As e-cigarettes are now being advertised as a healthier alternative to regular tobacco products, new research from France's National Consumer's Institute shows that they may not be as safe as you think. In fact, they could be just as harmful and even cause cancer, according to the Daily Mail.
Previous media outlets have actually suggested that e-cigarettes may contain carcinogenic chemicals, according to a report from Yahoo News this Tuesday, Aug. 27. A study showed that up to 3 out of 10 e-cigarettes had levels of acrolein and formaldehyde that were almost at the same levels as normal cigarettes.

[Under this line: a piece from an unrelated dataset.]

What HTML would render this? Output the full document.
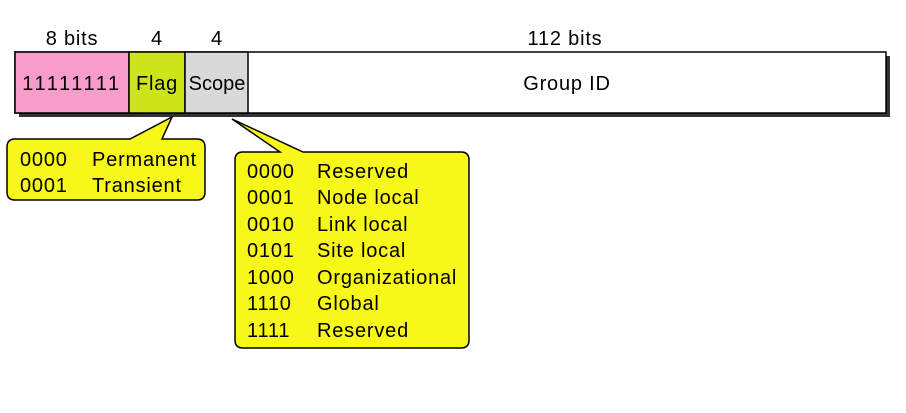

Ten different rechargable and disposable e-cigarettes were tested by the National Consumers' Institute for carcenogenic and toxic properties, and according to editor Thomas Laurenceau, "a significant quantity of carcinogenic molecules in the vapor of these cigarettes [has] thus far gone undetected."
"In three models out of ten the levels of the carcinogenic compound formaldehyde come close to those of a conventional cigarette," Laurenceau wrote, via the study. "The highly toxic molecule acrolein was also detected in the vapors of e-cigarettes, sometimes at levels even higher than in traditional cigarettes."
Many have also criticized the product for their lack of child-proof safety caps, which could potentially harm children if they were to find nicotine inside the products.
"E-cigarettes are more than just a fad," part of the report states, via the Examiner. "E-Cigarettes' appeal stems from a variety of perceived advantages over traditional cigarettes, most commonly the perceptions that e-cigarettes are healthier, cheaper, and can be used almost anywhere ... Yet they may have some hidden dangers, including those of carcinogens and other dangers."
What is your opinion on e-cigarettes?
E-cigarettes are battery-powered devices that deliver vaporized nicotine, but they don't contain tobacco or don't produce smoke. Although they might seem like a good nicotine replacement method among smokers who wish to quit, little is known about their long-term safety.